• _What the task requires_: Out of the lines below, please list those that hold the string "with".

• _Records for the exercise_:

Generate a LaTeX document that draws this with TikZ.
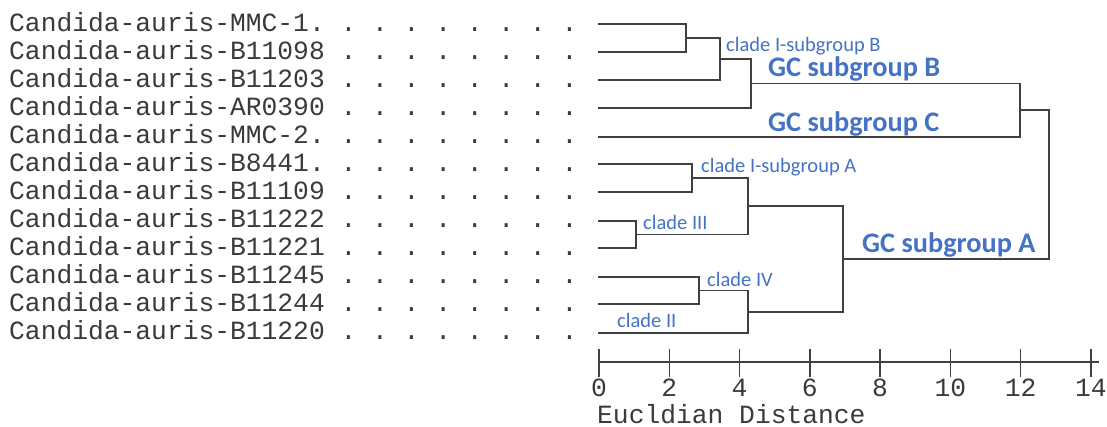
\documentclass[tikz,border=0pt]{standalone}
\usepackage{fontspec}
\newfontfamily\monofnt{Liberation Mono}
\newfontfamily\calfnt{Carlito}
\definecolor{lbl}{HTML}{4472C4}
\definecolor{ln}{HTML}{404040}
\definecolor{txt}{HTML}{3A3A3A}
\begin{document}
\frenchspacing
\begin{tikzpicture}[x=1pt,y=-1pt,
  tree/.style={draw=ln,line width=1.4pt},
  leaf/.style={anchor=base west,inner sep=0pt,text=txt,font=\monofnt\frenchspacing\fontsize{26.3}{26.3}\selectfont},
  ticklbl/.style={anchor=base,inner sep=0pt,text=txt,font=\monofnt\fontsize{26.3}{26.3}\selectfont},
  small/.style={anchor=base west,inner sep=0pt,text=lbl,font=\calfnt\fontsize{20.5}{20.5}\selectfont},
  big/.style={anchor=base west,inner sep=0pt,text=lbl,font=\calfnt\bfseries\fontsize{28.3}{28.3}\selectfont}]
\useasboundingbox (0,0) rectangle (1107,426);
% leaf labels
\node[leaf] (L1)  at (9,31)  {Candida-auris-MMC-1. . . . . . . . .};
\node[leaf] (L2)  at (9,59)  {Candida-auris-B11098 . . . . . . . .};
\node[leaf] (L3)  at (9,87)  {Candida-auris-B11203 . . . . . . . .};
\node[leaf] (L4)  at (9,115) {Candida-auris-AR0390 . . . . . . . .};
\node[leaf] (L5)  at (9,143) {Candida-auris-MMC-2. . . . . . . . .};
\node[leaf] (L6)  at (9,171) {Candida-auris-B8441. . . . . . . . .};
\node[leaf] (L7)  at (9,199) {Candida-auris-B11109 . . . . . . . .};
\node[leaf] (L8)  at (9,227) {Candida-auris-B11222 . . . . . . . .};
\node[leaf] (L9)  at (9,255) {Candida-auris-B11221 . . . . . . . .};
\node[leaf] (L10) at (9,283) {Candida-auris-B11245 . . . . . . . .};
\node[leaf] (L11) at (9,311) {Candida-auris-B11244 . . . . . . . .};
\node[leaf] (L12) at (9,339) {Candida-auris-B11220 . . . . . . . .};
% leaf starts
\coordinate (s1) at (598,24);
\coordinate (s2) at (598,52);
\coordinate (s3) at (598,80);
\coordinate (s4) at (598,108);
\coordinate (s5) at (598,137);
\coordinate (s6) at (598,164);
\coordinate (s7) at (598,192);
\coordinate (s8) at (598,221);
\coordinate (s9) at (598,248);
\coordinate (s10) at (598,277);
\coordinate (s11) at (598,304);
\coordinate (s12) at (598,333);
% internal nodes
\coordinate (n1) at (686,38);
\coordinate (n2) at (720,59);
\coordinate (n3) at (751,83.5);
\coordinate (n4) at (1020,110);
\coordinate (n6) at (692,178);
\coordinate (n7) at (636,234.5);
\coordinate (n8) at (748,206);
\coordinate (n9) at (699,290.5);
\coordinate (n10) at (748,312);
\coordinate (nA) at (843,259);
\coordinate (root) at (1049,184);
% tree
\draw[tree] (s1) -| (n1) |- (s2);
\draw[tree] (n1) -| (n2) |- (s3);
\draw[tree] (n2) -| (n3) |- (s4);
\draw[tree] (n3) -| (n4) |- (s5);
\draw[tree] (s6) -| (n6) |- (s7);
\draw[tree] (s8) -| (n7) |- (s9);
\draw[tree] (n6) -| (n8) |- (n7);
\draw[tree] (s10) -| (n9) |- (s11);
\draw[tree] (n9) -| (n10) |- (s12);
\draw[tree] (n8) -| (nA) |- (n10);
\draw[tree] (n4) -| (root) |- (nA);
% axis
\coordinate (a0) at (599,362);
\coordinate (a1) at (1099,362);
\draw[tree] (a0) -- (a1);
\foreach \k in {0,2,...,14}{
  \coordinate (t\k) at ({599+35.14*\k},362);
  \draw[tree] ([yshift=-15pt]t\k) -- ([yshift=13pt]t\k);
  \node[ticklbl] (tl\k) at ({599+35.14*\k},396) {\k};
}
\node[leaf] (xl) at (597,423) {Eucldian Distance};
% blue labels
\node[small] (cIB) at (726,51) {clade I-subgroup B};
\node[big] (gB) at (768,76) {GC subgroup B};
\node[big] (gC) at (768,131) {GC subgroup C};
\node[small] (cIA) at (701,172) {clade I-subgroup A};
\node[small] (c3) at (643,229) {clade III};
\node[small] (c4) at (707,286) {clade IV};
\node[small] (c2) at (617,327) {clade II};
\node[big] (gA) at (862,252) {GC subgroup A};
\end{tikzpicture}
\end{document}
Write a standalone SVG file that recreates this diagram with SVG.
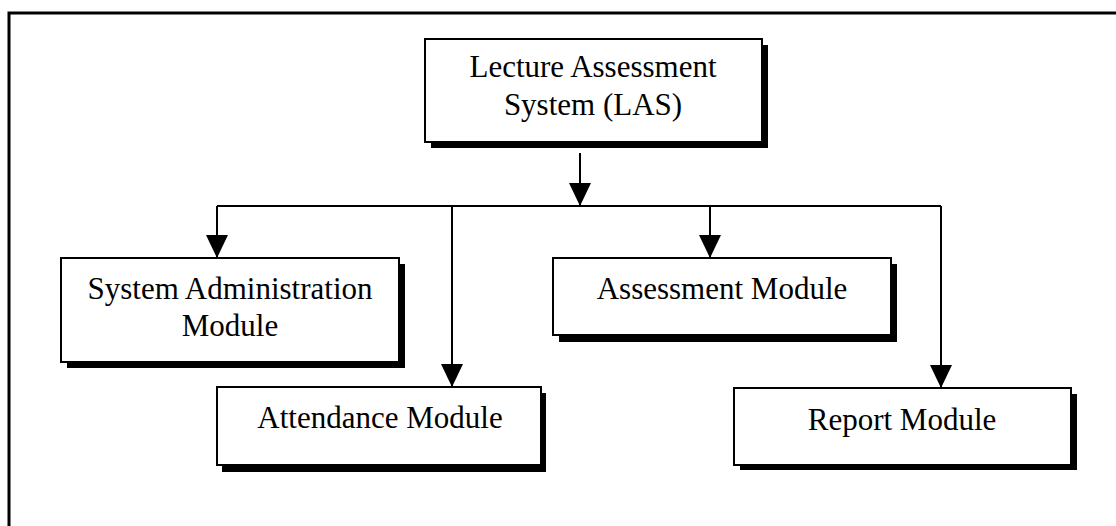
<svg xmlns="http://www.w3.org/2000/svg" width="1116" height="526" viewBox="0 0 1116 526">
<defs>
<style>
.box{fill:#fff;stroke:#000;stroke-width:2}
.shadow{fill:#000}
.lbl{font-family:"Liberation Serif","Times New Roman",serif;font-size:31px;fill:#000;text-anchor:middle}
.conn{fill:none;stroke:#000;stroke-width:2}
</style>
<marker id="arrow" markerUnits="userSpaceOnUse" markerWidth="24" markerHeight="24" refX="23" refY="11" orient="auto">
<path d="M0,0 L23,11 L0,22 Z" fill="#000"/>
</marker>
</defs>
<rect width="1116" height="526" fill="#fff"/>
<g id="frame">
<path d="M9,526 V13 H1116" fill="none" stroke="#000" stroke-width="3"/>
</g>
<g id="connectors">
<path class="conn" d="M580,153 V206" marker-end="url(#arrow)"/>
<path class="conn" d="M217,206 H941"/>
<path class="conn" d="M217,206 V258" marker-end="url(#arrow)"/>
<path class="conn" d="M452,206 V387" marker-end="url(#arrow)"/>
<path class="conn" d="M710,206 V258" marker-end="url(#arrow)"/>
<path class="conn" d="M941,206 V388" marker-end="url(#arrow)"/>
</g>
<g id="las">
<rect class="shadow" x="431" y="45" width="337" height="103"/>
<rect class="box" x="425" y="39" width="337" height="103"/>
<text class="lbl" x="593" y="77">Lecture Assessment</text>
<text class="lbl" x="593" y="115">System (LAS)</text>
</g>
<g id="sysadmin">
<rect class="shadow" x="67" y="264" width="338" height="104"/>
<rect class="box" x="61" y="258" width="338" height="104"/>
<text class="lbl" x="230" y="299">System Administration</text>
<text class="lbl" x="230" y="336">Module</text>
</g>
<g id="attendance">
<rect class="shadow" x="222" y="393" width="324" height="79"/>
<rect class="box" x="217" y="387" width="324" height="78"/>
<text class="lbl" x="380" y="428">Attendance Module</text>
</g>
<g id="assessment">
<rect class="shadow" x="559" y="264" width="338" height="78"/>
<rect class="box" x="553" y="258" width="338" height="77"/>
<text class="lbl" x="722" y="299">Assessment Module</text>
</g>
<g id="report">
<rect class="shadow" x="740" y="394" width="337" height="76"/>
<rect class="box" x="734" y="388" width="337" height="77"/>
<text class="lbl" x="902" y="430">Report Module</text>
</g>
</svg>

* * *

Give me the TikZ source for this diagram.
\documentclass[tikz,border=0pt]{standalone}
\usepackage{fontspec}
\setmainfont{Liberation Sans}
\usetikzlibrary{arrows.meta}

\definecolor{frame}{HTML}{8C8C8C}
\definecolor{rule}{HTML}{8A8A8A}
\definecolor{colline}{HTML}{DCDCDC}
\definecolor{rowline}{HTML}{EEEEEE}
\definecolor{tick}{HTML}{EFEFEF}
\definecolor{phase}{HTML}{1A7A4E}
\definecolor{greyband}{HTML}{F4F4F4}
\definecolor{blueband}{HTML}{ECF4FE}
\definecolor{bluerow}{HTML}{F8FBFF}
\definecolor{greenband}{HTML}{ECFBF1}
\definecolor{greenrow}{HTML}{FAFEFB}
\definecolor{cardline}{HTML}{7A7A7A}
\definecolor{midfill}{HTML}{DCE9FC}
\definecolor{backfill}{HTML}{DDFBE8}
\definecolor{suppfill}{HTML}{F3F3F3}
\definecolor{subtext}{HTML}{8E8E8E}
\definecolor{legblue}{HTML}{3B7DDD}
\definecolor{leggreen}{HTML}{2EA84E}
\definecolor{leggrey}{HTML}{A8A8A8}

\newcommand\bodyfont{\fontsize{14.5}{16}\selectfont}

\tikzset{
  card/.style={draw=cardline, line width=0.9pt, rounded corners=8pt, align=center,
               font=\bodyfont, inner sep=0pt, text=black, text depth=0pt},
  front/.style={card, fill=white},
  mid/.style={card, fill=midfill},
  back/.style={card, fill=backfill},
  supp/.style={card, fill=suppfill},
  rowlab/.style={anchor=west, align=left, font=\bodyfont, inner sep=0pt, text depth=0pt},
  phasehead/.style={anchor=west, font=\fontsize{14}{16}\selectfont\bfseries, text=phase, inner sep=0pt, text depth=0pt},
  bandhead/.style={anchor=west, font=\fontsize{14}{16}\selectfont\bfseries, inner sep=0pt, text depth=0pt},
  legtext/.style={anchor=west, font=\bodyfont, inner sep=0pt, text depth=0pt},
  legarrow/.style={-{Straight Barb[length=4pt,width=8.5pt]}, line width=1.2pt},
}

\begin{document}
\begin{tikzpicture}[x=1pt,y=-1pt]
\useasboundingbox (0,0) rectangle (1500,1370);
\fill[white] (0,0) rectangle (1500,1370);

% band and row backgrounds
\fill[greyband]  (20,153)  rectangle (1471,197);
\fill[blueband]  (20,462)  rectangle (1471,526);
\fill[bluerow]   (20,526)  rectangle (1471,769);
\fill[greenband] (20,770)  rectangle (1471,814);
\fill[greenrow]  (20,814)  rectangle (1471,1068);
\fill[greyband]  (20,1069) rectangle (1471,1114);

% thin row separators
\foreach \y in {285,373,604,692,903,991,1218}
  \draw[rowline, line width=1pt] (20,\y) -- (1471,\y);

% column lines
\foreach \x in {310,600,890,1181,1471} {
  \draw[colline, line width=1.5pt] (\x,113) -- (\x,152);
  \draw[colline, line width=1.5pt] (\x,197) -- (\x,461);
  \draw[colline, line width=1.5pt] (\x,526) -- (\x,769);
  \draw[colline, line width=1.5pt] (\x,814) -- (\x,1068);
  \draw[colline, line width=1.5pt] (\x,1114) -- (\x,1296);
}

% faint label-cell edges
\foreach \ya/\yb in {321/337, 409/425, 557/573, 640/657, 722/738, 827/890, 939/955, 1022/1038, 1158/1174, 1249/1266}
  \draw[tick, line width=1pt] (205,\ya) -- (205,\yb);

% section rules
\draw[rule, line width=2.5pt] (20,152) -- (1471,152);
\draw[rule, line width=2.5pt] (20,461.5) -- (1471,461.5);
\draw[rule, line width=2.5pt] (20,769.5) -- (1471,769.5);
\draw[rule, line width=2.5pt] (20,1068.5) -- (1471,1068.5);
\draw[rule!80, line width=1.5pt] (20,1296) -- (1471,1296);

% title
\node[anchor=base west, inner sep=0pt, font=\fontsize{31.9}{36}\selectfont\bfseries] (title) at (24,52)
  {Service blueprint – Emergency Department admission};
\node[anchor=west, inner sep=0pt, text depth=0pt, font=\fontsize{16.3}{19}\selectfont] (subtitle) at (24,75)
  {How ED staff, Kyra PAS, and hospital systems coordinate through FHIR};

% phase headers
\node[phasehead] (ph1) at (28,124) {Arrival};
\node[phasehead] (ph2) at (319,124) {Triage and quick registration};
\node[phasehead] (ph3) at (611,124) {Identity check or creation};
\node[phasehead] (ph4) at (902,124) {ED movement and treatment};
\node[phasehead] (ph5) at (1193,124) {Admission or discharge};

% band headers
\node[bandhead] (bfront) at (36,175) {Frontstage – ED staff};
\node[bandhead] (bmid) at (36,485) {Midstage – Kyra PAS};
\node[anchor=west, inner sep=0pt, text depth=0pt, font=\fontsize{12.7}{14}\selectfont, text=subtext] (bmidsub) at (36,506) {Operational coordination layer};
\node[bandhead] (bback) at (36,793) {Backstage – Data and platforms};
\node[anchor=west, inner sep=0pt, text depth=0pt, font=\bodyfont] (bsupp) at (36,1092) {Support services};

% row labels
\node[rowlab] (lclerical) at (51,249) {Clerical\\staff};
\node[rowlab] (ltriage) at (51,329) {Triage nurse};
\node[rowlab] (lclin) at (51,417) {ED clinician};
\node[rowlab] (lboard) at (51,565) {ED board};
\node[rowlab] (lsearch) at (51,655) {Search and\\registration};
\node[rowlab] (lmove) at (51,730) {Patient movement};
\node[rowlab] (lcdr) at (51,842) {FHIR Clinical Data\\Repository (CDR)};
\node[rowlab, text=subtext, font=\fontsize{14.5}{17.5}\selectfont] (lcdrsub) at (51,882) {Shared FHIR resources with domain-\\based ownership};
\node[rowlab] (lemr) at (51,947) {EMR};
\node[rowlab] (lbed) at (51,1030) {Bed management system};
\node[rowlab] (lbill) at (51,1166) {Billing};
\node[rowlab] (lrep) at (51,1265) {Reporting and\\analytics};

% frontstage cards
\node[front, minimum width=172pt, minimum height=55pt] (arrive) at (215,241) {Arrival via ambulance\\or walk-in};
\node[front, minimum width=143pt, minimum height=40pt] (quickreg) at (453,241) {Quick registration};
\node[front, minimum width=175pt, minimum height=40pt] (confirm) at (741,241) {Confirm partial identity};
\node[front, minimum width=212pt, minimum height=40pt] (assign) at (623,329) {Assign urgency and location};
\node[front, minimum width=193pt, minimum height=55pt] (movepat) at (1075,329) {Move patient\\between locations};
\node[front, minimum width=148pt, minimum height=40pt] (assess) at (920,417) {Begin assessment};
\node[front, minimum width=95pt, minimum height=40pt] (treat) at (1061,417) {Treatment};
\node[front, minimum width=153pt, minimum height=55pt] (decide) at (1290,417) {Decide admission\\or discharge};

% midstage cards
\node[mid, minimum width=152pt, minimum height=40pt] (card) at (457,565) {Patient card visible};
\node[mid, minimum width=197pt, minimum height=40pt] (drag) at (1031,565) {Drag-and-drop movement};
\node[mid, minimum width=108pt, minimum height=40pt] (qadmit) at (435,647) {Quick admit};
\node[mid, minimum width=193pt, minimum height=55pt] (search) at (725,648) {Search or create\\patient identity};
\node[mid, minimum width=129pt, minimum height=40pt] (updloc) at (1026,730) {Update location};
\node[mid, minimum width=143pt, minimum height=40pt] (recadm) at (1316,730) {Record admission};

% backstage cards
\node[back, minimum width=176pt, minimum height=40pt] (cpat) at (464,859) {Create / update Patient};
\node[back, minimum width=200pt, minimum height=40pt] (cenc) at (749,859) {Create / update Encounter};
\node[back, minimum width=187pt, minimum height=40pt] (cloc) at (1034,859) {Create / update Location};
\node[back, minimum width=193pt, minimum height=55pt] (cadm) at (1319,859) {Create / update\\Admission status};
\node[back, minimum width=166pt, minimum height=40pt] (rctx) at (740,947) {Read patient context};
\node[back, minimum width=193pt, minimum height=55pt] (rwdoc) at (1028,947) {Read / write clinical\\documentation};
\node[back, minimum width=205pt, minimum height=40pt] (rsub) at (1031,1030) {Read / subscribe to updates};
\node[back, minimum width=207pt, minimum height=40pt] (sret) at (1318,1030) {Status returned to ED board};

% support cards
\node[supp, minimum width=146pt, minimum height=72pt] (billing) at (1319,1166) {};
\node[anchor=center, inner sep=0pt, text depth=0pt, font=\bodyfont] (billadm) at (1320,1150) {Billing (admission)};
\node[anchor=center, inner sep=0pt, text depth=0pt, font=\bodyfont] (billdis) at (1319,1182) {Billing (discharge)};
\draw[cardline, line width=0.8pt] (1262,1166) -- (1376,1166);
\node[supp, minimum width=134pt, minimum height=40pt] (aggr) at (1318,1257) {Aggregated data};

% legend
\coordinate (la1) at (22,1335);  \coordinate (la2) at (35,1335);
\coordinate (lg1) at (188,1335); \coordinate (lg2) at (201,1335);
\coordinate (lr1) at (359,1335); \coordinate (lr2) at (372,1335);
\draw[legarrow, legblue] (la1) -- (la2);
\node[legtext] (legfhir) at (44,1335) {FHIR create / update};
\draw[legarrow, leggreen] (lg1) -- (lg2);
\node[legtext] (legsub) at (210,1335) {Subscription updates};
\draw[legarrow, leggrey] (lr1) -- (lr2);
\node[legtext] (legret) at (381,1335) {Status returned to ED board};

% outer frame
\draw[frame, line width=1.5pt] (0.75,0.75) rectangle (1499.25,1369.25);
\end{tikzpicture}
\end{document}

...

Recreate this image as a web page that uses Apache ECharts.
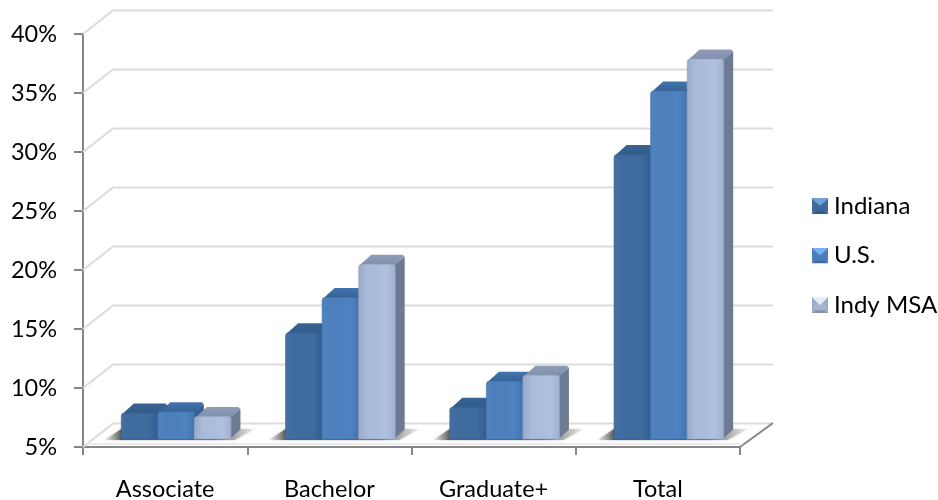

• _Complete output_:
Generate a LaTeX document that draws this with TikZ.
Write a standalone SVG file that recreates this diagram with SVG.
\node[rowlab, text=subtext, font=\fontsize{14.5}{17.5}\selectfont] (lcdrsub) at (51,882) {Shared FHIR resources with domain-\\based ownership};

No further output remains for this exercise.